TASK INSTRUCTIONS: Up to and including the line that contains "(215.5,60) rectangle (676,488);", repeat each line of the data exactly, starting from the first.

RECORDS FOR THIS EXERCISE:
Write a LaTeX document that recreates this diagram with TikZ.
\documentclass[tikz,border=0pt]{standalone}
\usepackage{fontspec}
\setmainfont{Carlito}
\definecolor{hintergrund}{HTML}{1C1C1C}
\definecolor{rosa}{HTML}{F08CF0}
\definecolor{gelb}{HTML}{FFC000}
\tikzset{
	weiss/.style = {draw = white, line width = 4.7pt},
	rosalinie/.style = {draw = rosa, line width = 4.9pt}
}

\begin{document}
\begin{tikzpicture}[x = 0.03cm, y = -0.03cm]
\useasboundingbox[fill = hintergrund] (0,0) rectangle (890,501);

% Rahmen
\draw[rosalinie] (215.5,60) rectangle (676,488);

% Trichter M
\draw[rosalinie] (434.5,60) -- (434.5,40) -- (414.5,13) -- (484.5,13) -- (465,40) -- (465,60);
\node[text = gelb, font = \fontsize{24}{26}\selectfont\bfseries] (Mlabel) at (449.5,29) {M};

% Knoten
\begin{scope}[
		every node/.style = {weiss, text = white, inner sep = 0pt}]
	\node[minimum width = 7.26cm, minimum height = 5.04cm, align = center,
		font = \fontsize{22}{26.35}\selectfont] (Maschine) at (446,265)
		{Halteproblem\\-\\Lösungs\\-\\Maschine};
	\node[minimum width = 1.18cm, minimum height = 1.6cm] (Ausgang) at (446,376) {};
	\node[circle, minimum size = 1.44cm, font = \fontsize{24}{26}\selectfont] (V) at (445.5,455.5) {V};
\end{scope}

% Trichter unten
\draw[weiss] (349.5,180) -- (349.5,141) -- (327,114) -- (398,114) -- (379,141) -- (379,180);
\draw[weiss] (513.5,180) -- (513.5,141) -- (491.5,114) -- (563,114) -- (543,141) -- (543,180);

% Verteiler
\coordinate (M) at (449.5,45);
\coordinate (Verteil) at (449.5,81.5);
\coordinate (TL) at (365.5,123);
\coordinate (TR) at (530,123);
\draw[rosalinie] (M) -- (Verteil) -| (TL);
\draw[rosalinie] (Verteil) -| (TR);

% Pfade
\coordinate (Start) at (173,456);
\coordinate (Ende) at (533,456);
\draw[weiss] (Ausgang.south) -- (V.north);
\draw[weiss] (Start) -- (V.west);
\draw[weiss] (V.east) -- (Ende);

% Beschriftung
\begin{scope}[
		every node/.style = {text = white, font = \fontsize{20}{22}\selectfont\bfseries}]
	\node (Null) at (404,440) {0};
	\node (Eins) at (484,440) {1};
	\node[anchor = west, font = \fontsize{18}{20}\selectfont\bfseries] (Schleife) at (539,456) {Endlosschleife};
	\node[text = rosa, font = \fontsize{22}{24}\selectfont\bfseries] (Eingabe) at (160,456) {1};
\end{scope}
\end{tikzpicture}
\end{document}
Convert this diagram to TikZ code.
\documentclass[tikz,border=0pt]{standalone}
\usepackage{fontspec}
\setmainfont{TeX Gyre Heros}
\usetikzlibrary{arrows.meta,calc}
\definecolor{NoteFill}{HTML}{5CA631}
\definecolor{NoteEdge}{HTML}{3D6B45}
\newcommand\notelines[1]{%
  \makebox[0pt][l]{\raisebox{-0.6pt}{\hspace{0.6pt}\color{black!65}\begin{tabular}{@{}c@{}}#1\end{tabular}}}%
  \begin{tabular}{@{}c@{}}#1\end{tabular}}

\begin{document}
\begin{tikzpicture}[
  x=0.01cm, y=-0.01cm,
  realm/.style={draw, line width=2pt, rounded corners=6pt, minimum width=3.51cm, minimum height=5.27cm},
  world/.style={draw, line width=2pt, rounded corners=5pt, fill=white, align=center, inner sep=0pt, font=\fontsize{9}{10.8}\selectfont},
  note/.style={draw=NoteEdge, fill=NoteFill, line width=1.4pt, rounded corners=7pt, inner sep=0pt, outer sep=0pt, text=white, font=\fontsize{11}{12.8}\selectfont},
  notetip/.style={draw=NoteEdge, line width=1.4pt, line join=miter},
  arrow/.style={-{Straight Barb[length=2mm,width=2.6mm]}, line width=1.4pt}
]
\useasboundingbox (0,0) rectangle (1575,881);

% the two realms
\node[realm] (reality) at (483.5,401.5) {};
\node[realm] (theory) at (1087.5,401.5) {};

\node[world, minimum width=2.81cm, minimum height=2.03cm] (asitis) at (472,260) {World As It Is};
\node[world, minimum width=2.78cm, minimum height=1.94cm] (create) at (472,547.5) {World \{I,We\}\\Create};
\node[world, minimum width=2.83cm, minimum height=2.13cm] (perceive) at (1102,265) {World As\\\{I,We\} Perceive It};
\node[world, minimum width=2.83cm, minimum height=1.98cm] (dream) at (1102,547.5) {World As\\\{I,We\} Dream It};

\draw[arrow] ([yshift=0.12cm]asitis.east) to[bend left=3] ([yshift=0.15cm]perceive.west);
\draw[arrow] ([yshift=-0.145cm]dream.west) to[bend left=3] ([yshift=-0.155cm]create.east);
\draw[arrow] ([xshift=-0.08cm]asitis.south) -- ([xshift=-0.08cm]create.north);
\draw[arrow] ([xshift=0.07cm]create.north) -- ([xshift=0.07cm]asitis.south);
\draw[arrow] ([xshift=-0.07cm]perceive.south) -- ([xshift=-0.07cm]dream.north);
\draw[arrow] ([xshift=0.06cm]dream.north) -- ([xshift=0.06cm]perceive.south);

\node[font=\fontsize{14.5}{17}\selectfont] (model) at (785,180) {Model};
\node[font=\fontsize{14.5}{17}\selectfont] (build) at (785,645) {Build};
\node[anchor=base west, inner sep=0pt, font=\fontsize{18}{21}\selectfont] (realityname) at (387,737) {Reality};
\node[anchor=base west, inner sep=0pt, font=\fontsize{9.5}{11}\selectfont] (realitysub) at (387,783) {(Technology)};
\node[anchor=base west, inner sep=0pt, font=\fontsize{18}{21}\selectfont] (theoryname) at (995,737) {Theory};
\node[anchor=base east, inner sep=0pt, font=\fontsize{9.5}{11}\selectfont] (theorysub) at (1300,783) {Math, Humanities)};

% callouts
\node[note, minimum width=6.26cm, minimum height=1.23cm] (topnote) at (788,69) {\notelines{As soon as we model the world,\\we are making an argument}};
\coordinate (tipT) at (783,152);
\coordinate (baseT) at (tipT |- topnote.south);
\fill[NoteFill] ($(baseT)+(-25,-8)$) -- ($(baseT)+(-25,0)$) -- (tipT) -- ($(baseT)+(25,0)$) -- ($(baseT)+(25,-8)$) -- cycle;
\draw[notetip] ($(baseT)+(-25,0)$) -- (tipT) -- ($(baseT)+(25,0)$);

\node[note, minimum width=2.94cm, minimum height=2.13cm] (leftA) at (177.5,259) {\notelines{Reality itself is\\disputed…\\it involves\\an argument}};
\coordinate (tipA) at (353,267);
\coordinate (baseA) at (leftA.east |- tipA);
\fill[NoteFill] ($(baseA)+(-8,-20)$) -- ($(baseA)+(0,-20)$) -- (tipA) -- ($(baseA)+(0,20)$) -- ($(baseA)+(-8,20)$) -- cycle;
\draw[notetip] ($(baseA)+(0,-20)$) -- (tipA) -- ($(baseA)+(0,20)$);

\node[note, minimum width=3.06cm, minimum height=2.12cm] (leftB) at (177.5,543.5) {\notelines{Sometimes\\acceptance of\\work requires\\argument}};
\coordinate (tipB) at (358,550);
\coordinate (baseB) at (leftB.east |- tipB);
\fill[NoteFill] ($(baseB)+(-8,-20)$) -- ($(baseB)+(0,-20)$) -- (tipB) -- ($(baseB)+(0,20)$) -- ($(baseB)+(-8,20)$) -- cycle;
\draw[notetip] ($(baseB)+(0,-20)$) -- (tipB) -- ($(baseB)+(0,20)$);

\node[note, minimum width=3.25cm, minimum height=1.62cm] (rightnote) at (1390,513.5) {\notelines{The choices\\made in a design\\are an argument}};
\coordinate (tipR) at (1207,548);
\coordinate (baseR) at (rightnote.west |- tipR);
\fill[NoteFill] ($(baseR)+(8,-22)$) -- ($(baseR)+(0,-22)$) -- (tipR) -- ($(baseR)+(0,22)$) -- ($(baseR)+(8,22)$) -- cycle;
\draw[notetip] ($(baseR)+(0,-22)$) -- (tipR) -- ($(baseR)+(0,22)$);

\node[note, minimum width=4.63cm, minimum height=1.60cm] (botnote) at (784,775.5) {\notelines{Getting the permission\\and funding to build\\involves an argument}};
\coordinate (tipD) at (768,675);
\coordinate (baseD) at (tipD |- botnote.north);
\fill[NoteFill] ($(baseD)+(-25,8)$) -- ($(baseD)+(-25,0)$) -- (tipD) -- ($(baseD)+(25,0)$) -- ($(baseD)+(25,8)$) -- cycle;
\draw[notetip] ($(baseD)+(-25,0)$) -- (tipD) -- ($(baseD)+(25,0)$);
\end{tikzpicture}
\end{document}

RESULT BELOW:
Write a LaTeX document that recreates this diagram with TikZ.
\documentclass[tikz,border=0pt]{standalone}
\usepackage{fontspec}
\setmainfont{Carlito}
\definecolor{hintergrund}{HTML}{1C1C1C}
\definecolor{rosa}{HTML}{F08CF0}
\definecolor{gelb}{HTML}{FFC000}
\tikzset{
	weiss/.style = {draw = white, line width = 4.7pt},
	rosalinie/.style = {draw = rosa, line width = 4.9pt}
}

\begin{document}
\begin{tikzpicture}[x = 0.03cm, y = -0.03cm]
\useasboundingbox[fill = hintergrund] (0,0) rectangle (890,501);

% Rahmen
\draw[rosalinie] (215.5,60) rectangle (676,488);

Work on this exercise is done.